1 O USO DO TERMO NO NOVO TESTAMENTO
Nas ocorrências do termo katallasso no NT encontramos o registro, nos
textos pertinentes, das seguintes variações – katallaghn, katallagh e
katallaghv. Segundo Berkhof os principais termos para reconciliação no
Novo Testamento são “katalasso e katalage - significam ‘reconciliar’ e
‘reconciliação’. (…) O ofensor reconcilia, não a si próprio, mas a
pessoa ofendida.”[1] (katallaghn, cf. ocorrência em Rm. 5.11).
O termo, no seu uso mais comum, discute a reconciliação no âmbito dos
relacionamentos conjugais. E, conforme as anotações do Theological
Dictionary of the New Testament a idéia no texto de 1ª Co. 7.11 não é de
que necessariamente a esposa que busca a reconciliação tenha alguma
culpa, mas está ativamente interessada em buscá-la.[2]
Já nas ocorrências mais específicas que norteiam a relação Deus-Homem,
apenas o apóstolo Paulo faz uso do termo com as variações supracitadas.
Mas a idéia não é a de que Deus é reconciliado ou reconcilia a si mesmo,
mas a de que Ele próprio proporciona a reconciliação do homem consigo
mesmo, bem como do mundo[3]. Para corroborar com este pensamento devemos
lembrar o caráter imutável de Deus. Ele não pode sofrer qualquer tipo
de mudança, por isso, o que muda é a nossa relação com ele.
2 A IDÉIA DA RECONCILIÇÃO NO ANTIGO TESTAMENTO
A estrutura do culto do Antigo Testamento já trazia consigo o conceito de reconciliação.
Ao falar sobre o tema Calvino diz:
Ora, visto que o uso da lei foi múltiplo, como se verá melhor no
devido lugar, na verdade foi especialmente outorgada a Moisés e a todos
os profetas a incumbência de ensinar o modo de reconciliação entre Deus e
os homens, donde também Paulo chama Cristo o fim da lei (Rm 10.4).[4]
Todos os elementos apontavam para Cristo e para a sua obra. Mais
especificamente no propiciatório já encontramos referências à idéia da
doutrina bíblica da reconciliação.
Na estrutura religiosa do AT encontramos o Tabernáculo como uma espécie
de morada provisória do Senhor no meio de Israel[5]. Lá, além do lugar
santo encontrávamos também o Santo dos Santos, onde o sumo sacerdote
entrava uma vez por ano para fazer a expiação do pecado do povo.
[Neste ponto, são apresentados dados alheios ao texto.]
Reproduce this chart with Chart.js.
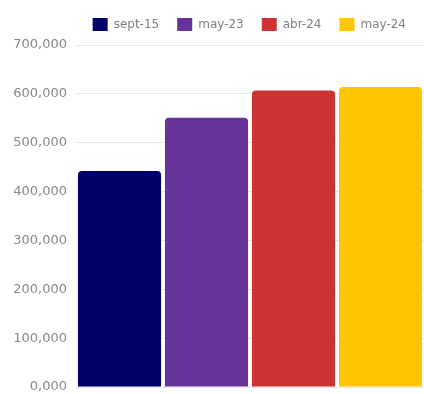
<!DOCTYPE html>
<html>
<head>
<meta charset="utf-8">
<script src="https://cdn.jsdelivr.net/npm/chart.js@4/dist/chart.umd.min.js"></script>
<style>
  html, body { margin: 0; padding: 0; background: #fff; overflow: hidden; }
  canvas { display: block; }
</style>
</head>
<body>
<canvas id="c" width="424" height="394"></canvas>
<script>
const categories = [''];
const seriesNames = ['sept-15', 'may-23', 'abr-24', 'may-24'];
const seriesValues = [442000, 551000, 607000, 614000];
const yTicks = [0, 100000, 200000, 300000, 400000, 500000, 600000, 700000];

const palette = ['#00006b', '#663399', '#cc3333', '#ffc500'];

const datasets = seriesNames.map((name, i) => ({
  label: name,
  data: [seriesValues[i]],
  backgroundColor: palette[i],
  borderRadius: { topLeft: 4, topRight: 4 },
  borderSkipped: 'bottom',
  barPercentage: 0.955,
  categoryPercentage: 1.0
}));

Chart.defaults.font.family = '"DejaVu Sans", sans-serif';
Chart.defaults.font.size = 12;
Chart.defaults.color = '#808080';

const legendSpacer = {
  id: 'legendSpacer',
  beforeInit(chart) {
    const origFit = chart.legend.fit;
    chart.legend.fit = function () {
      origFit.call(this);
      this.height += 4;
    };
  }
};

new Chart(document.getElementById('c'), {
  type: 'bar',
  data: { labels: categories, datasets },
  plugins: [legendSpacer],
  options: {
    responsive: false,
    animation: false,
    layout: { padding: { top: 0, right: 0, bottom: 7, left: 0 } },
    plugins: {
      legend: {
        position: 'top',
        align: 'end',
        labels: { boxWidth: 15, boxHeight: 13, padding: 18, color: '#808080' }
      },
      tooltip: { enabled: false }
    },
    scales: {
      x: {
        display: false
      },
      y: {
        min: 0,
        max: 700000,
        afterBuildTicks: (s) => { s.ticks = yTicks.map(v => ({ value: v })); },
        afterFit: (s) => {
          s.width = 76;
          s.paddingTop = 0;
          s.paddingBottom = 0;
        },
        grid: { color: '#e8e8e8', drawTicks: false },
        border: { display: false },
        ticks: {
          padding: 9,
          color: '#888',
          font: { size: 13 },
          callback: (v) => v === 0 ? '0,000' : Number(v).toLocaleString('en-US')
        }
      }
    }
  }
});
</script>
</body>
</html>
Ali
estava a Arca da aliança e sobre ela uma “tampa” chamada de
“Propiciatório”[6]. Ao borrifar o sangue sobre o propiciatório a ira de
Deus era aplacada e o resultado era o perdão do pecado e a restauração
da comunhão do pecador à comunhão com Deus.[7] Devemos lembrar que
objetivamente isto acontece na cruz, quando o Cordeiro de Deus é imolado
para que fossemos reconciliados com ele. Uma obra especial e cara, como
declara Baillie, que diz: “Nossa reconciliação é infinitamente cara
a Ele, não no sentido de que foi difícil para ele nos perdoar, (…) É
sua natureza amar e perdoar.”.[8]
Todo esse rito cerimonial do culto veterotestamentário apontava para a
reconciliação que encontramos em Cristo Jesus. Quando o Messias veio ele
se tornou a nossa propiciação, como se observa na declaração de Paulo:
“Romanos 3:25 - a quem Deus propôs, no seu sangue, como propiciação,
mediante a fé, para manifestar a sua justiça, por ter Deus, na sua
tolerância, deixado impunes os pecados anteriormente cometidos;”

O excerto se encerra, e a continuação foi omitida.